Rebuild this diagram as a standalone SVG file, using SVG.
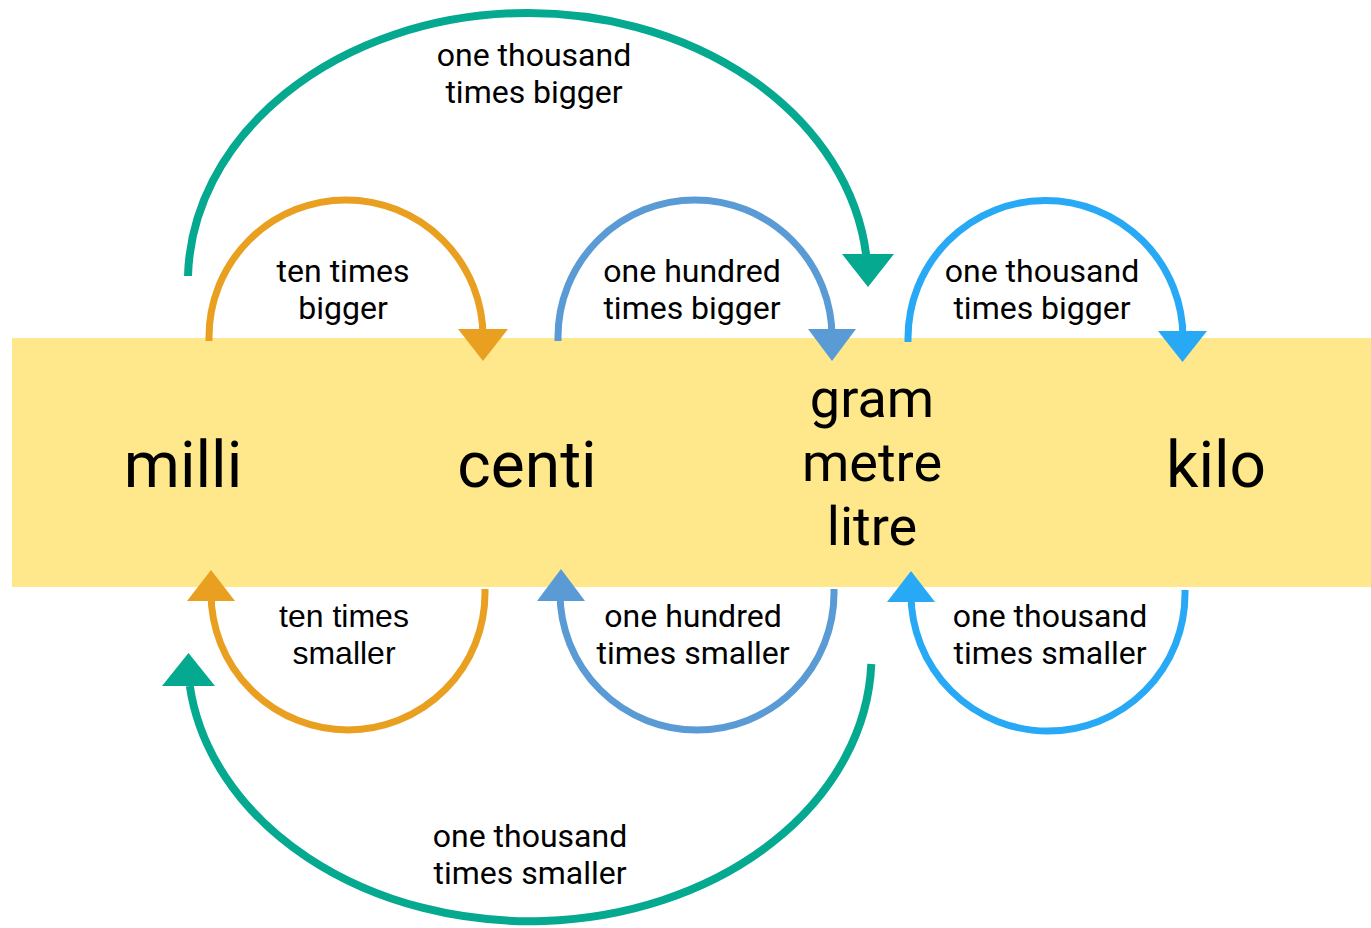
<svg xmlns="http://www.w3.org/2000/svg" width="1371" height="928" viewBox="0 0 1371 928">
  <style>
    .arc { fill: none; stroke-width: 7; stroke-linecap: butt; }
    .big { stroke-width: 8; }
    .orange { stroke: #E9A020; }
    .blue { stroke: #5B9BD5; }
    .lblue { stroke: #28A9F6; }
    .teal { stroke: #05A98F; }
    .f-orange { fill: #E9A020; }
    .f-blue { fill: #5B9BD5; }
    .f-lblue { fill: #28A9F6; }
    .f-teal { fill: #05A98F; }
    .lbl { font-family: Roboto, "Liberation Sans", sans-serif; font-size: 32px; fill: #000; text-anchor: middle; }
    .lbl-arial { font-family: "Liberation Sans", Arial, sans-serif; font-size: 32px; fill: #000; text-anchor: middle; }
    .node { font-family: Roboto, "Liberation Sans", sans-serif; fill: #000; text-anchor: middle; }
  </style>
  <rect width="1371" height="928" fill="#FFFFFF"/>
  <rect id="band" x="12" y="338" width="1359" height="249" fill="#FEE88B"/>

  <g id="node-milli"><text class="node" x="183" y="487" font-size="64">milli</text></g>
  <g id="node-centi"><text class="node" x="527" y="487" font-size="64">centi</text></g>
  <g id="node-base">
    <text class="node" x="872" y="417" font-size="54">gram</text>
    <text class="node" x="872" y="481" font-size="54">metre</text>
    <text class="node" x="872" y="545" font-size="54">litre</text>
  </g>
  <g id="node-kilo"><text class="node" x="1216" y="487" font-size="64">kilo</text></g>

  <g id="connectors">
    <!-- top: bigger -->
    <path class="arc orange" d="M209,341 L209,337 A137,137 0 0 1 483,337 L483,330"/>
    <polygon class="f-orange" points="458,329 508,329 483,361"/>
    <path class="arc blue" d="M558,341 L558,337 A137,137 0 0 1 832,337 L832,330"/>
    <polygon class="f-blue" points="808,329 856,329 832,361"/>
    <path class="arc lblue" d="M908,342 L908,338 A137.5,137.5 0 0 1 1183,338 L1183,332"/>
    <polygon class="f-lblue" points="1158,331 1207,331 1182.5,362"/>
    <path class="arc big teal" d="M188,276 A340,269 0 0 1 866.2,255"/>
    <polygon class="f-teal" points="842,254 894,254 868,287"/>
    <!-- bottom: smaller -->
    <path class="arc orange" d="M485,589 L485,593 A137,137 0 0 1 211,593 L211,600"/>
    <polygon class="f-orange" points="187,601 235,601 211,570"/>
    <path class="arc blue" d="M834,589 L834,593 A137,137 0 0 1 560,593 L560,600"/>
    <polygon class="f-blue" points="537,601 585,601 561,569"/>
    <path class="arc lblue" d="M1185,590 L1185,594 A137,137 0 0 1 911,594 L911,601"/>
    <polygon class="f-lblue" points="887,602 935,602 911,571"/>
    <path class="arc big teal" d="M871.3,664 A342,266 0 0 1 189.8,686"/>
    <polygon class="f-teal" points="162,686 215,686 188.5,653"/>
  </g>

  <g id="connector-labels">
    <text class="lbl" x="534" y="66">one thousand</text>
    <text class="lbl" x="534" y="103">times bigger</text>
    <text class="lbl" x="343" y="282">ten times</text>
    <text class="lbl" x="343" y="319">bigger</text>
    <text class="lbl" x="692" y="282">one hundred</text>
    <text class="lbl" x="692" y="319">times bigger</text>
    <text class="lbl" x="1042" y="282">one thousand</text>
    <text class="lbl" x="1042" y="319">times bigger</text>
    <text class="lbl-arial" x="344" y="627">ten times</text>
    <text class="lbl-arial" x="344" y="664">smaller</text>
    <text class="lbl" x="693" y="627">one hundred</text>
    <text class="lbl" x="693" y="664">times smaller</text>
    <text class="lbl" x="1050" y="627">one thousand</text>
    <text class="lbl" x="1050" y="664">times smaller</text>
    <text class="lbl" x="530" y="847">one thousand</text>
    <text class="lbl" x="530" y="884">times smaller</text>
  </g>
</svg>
- - - - -
▶ _Required work_:
Images should not appear in the copy; retype the listing above exactly.

▶ _Solution for this exercise_:
Rebuild this diagram as a standalone SVG file, using SVG.
<svg xmlns="http://www.w3.org/2000/svg" width="1371" height="928" viewBox="0 0 1371 928">
  <style>
    .arc { fill: none; stroke-width: 7; stroke-linecap: butt; }
    .big { stroke-width: 8; }
    .orange { stroke: #E9A020; }
    .blue { stroke: #5B9BD5; }
    .lblue { stroke: #28A9F6; }
    .teal { stroke: #05A98F; }
    .f-orange { fill: #E9A020; }
    .f-blue { fill: #5B9BD5; }
    .f-lblue { fill: #28A9F6; }
    .f-teal { fill: #05A98F; }
    .lbl { font-family: Roboto, "Liberation Sans", sans-serif; font-size: 32px; fill: #000; text-anchor: middle; }
    .lbl-arial { font-family: "Liberation Sans", Arial, sans-serif; font-size: 32px; fill: #000; text-anchor: middle; }
    .node { font-family: Roboto, "Liberation Sans", sans-serif; fill: #000; text-anchor: middle; }
  </style>
  <rect width="1371" height="928" fill="#FFFFFF"/>
  <rect id="band" x="12" y="338" width="1359" height="249" fill="#FEE88B"/>

  <g id="node-milli"><text class="node" x="183" y="487" font-size="64">milli</text></g>
  <g id="node-centi"><text class="node" x="527" y="487" font-size="64">centi</text></g>
  <g id="node-base">
    <text class="node" x="872" y="417" font-size="54">gram</text>
    <text class="node" x="872" y="481" font-size="54">metre</text>
    <text class="node" x="872" y="545" font-size="54">litre</text>
  </g>
  <g id="node-kilo"><text class="node" x="1216" y="487" font-size="64">kilo</text></g>

  <g id="connectors">
    <!-- top: bigger -->
    <path class="arc orange" d="M209,341 L209,337 A137,137 0 0 1 483,337 L483,330"/>
    <polygon class="f-orange" points="458,329 508,329 483,361"/>
    <path class="arc blue" d="M558,341 L558,337 A137,137 0 0 1 832,337 L832,330"/>
    <polygon class="f-blue" points="808,329 856,329 832,361"/>
    <path class="arc lblue" d="M908,342 L908,338 A137.5,137.5 0 0 1 1183,338 L1183,332"/>
    <polygon class="f-lblue" points="1158,331 1207,331 1182.5,362"/>
    <path class="arc big teal" d="M188,276 A340,269 0 0 1 866.2,255"/>
    <polygon class="f-teal" points="842,254 894,254 868,287"/>
    <!-- bottom: smaller -->
    <path class="arc orange" d="M485,589 L485,593 A137,137 0 0 1 211,593 L211,600"/>
    <polygon class="f-orange" points="187,601 235,601 211,570"/>
    <path class="arc blue" d="M834,589 L834,593 A137,137 0 0 1 560,593 L560,600"/>
    <polygon class="f-blue" points="537,601 585,601 561,569"/>
    <path class="arc lblue" d="M1185,590 L1185,594 A137,137 0 0 1 911,594 L911,601"/>
    <polygon class="f-lblue" points="887,602 935,602 911,571"/>
    <path class="arc big teal" d="M871.3,664 A342,266 0 0 1 189.8,686"/>
    <polygon class="f-teal" points="162,686 215,686 188.5,653"/>
  </g>

  <g id="connector-labels">
    <text class="lbl" x="534" y="66">one thousand</text>
    <text class="lbl" x="534" y="103">times bigger</text>
    <text class="lbl" x="343" y="282">ten times</text>
    <text class="lbl" x="343" y="319">bigger</text>
    <text class="lbl" x="692" y="282">one hundred</text>
    <text class="lbl" x="692" y="319">times bigger</text>
    <text class="lbl" x="1042" y="282">one thousand</text>
    <text class="lbl" x="1042" y="319">times bigger</text>
    <text class="lbl-arial" x="344" y="627">ten times</text>
    <text class="lbl-arial" x="344" y="664">smaller</text>
    <text class="lbl" x="693" y="627">one hundred</text>
    <text class="lbl" x="693" y="664">times smaller</text>
    <text class="lbl" x="1050" y="627">one thousand</text>
    <text class="lbl" x="1050" y="664">times smaller</text>
    <text class="lbl" x="530" y="847">one thousand</text>
    <text class="lbl" x="530" y="884">times smaller</text>
  </g>
</svg>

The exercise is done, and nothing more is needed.